Yes, you can even gossip, but to your surprise even that pastime seems to be airwashed and somehow lack the usual sting which certain people generally inspire when you referred to them. You talk and plan and just love every moment because at the back of your mind there is the consciousness that you are outdoors, exercising, and enjoying it, not as a must but as an inexpensive and yet such a good for you sport.
“What about uphills?” the unbelieving might put in at this point. “Tough work isn’t it?” Hardly. It is no disgrace to walk up, meanwhile chatting on unconcernedly and before you know it you are up, facing, many times, the reward of a long sweep of downhill.
Why the insistent extollment of a sport which is noted as having been assiduously participated in by some people on the European continent? Of course, even the famous Madame Curie and her equally famous husband Pierre were known to take bicycle trips of several week’s duration through the picturesque countryside of France. And isn’t there also some small tropical island where cars are never used, only bicycles?
The real obstacles, I am afraid, exist in our own fair land. The widespread use of cars may have kept bicycles so much in the background. The tempo of our modern age has been stepped up to such a pace that a bicycle seems almost the equivalent of walking.
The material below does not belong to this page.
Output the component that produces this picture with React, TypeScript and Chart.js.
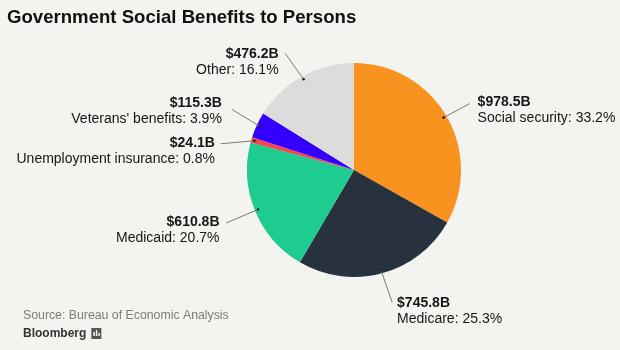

The hope of all cyclists today who are nursing secret ambitions of taking trips is that there will be more stopping places arranged to permit indulgence by many who have been thus far discouraged by the sorry lack of the wherewithal. One day soon may they realize the lofty dreams they treasure of taking a holiday that will embody pleasure, exercise and not too great an outlay of funds

* According to the Random House Dictionary of the English Language, Mrs. Grundy is “a narrow-minded, conventional person who is extremely critical of any breach of propriety.”